FEINBERG, DAVID (1840–1916), Russian communal leader. Born in Kovno (Kaunas), Lithuania, Feinberg studied law at St. Petersburg University. While in his twenties he attained a responsible position in the St. Petersburg-Warsaw railroad company and was active in promoting the organization of a community in St. Petersburg. Feinberg was instrumental in obtaining, with the support of Baron Horace Guenzburg, Samuel *Poliakoff, and others, authorization for building the first synagogue as well as for the establishment of a Jewish cemetery there. He enlisted the support of Adolphe Crémieux, Baron Maurice de Hirsch, and Sir Moses Montefiore in the struggle of Russian Jewry for rights.
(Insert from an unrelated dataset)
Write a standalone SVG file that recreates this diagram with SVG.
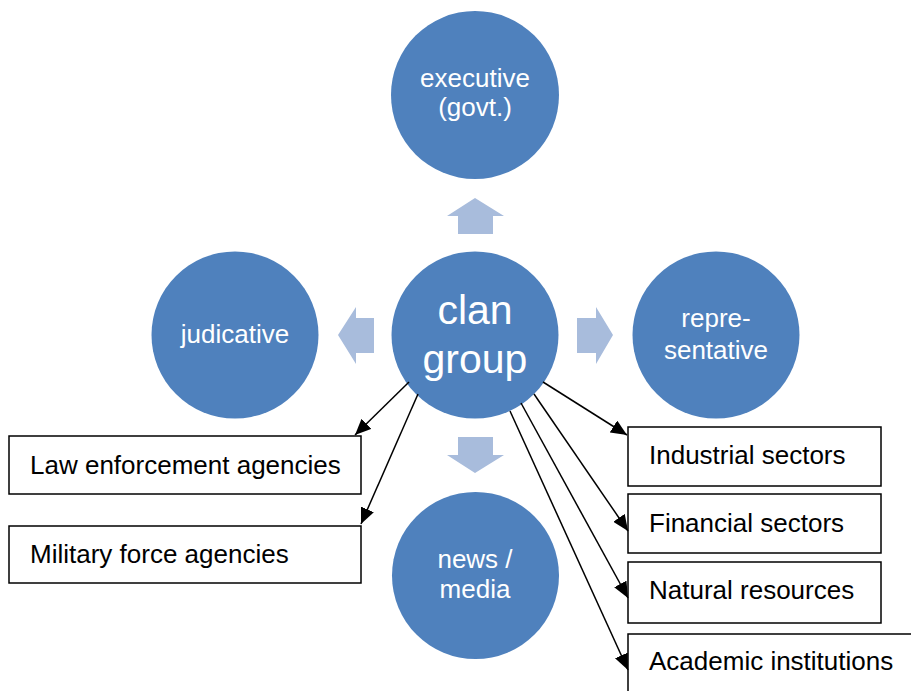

When the *Jewish Colonization Association (ica) was founded in 1891 Feinberg became its secretary-general and was active in promoting Jewish agricultural settlement in *Argentina, where one of the settlements was named after him. During World War I he did much to relieve the sufferings of refugees.

bibliography:

S. Ginsburg, Amolike Peterburg (1944), 111–24; Feinberg, in: He-Avar, 4 (1956), 20–36; I. Halpern, Yehudim ve-Yahadut be-Mizraḥ Eiropah (1969), 372–3.